5People v. Pullman, 166 App. Div. 99: 151 N. Y. Suppl. 741 (1915).
6People v. Pease & Elliman, Inc., 173 App. Div. 752, 758 (1916).
It provides only that no factory shall be conducted in any building theretofore erected unless the two means of exit shall be provided. It is not the failure to equip the building in the prescribed manner that violates the law, it is the maintenance of a factory in a building not properly equipped, and the violation can be terminated either by altering the building or by discontinuing the factory. Under Section 94 both the actual owner and the respective tenants are made responsible if a factory is conducted in a building in violation of Section 79b, and I think it is clear that the agent in charge of the building should likewise be held responsible.
"The agent knows whether the building complies with the requirements of Section 79b. He also knows whether the leases permit the tenants to conduct factories in the building. If factories are permitted in the leases in a building not conforming to the law there is no reason why the agent should not be held responsible.
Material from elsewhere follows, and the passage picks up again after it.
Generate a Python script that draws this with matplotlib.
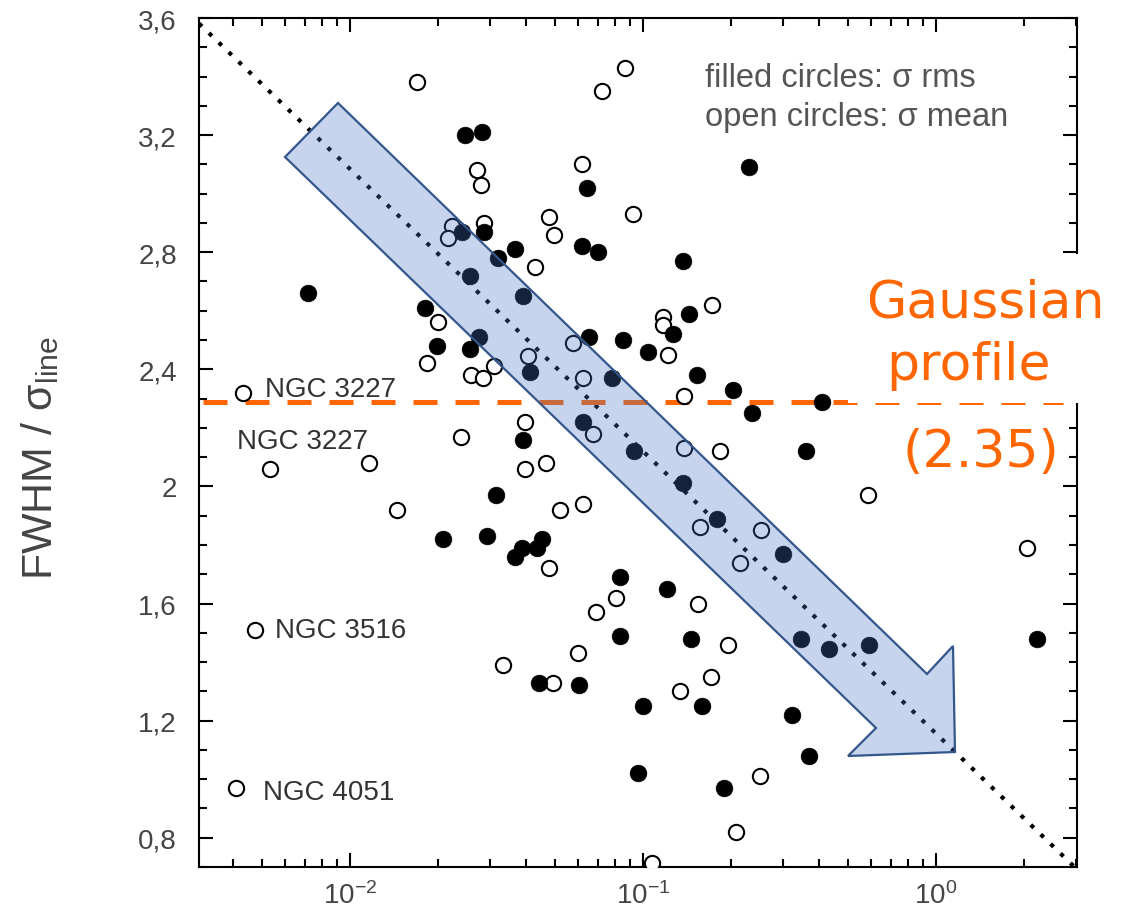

If a tenant conducts a factory without permission to do so in his lease in violation of the law the agent is sure to find it out and it is his duty to see that the violation is stopped. If he continues to act as agent for the building, knowing that the law is being violated there, he should also be held responsible for the violation. His liability is based upon the existing condition of affairs and not upon the owner's failure to make alterations."
Two of the five judges of the Appellate Division dissented, saying in part: "It seems to me that to hold, under these circumstances, that the defendant was an 'agent in charge of the property' is to strain the language of the statute beyond all reason. An agent 'in charge of property must mean an agent who has some authority and responsibility regarding it, and when an agent is sought to be held criminally liable for having failed to do something regarding the property, it should at least appear that the terms of his agency were such that he had the power to do that for the non-doing of which he is sought to be punished as a criminal. It is no answer to say that he ought to insist upon having such power, for the terms of an agency are in general, to be determined by the principal. The act is doubtless a highly beneficial one which should be strictly enforced, but not by prosecuting as violators persons who had no power of compliance, and are, therefore, innocent of wrongdoing."